Characterization of coagulant-induced ultrafiltration membrane fouling by multi-spectral fusion: DOM properties and model prediction based on machine learning

This study used the ultraviolet-visible (UV–vis), synchronous fluorescence, and excitation-emission matrix (EEM) spectroscopy coupled with zeta potential and particle size to explore the dissolved organic matter (DOM) solutions properties with the addition of two kinds of coagulants, including aluminum chloride and ferric chloride, in humic solutions and surface water. The results of zeta potential and particle size showed the size of aggregates became larger with the addition of coagulant.
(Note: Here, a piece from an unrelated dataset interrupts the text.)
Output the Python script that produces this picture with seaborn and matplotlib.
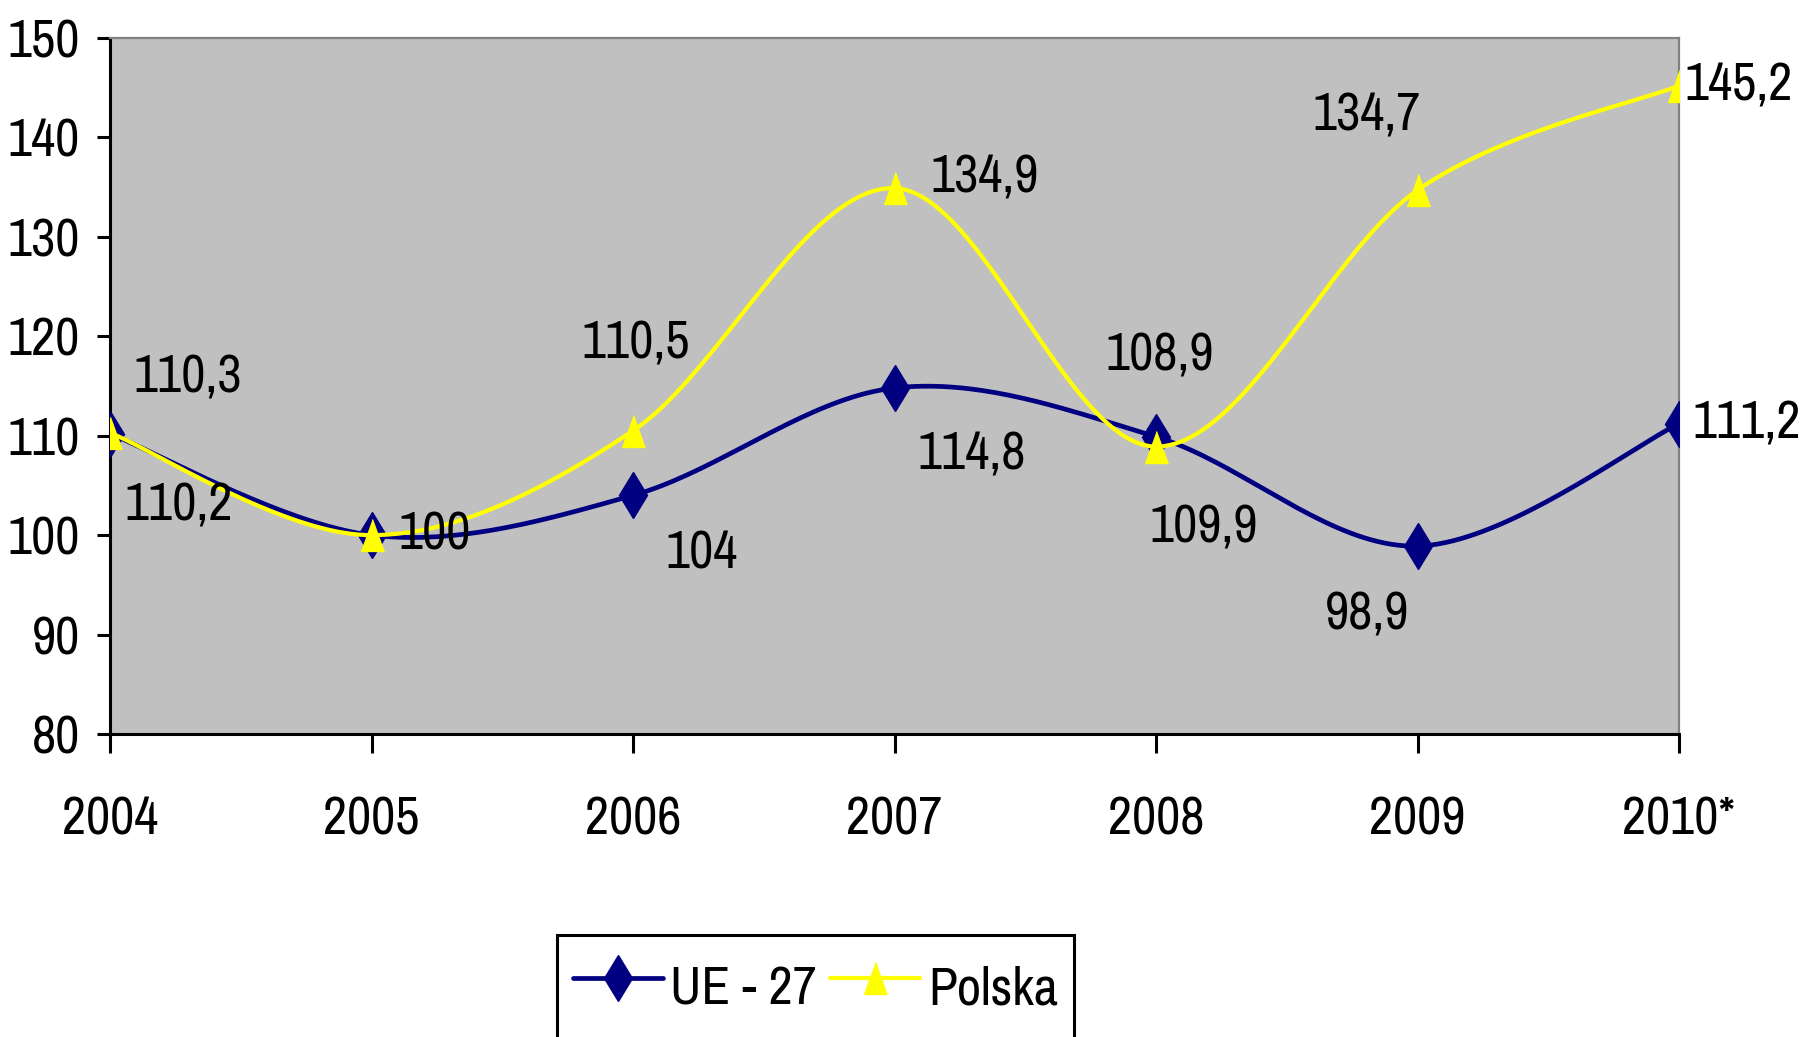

The binding sequence of coagulant to DOM was followed from aromatic amino acids to fulvic-like and humic-likes fractions. The results of the unified membrane fouling index (UMFI) were showed negatively correlated with the concentrations of coagulant due to the cake layers formed by aggregates being looser and more permeable. Among all the 12 spectral parameters, slope radio (SR) and specific fluorescence intensities (SFI) had the most significant correlation to UMFI. The multi-spectral fusion for predicting UMFI was established via multiple linear regressions and the backpropagation neural network (BPNN) by using the parameters with both SR and SFI with good accuracy and robustness. Sensitivity analyses results showed that SFI was more sensitive than SR in solutions with high protein-like substances, while SR was more sensitive than SFI with high humic-like substances.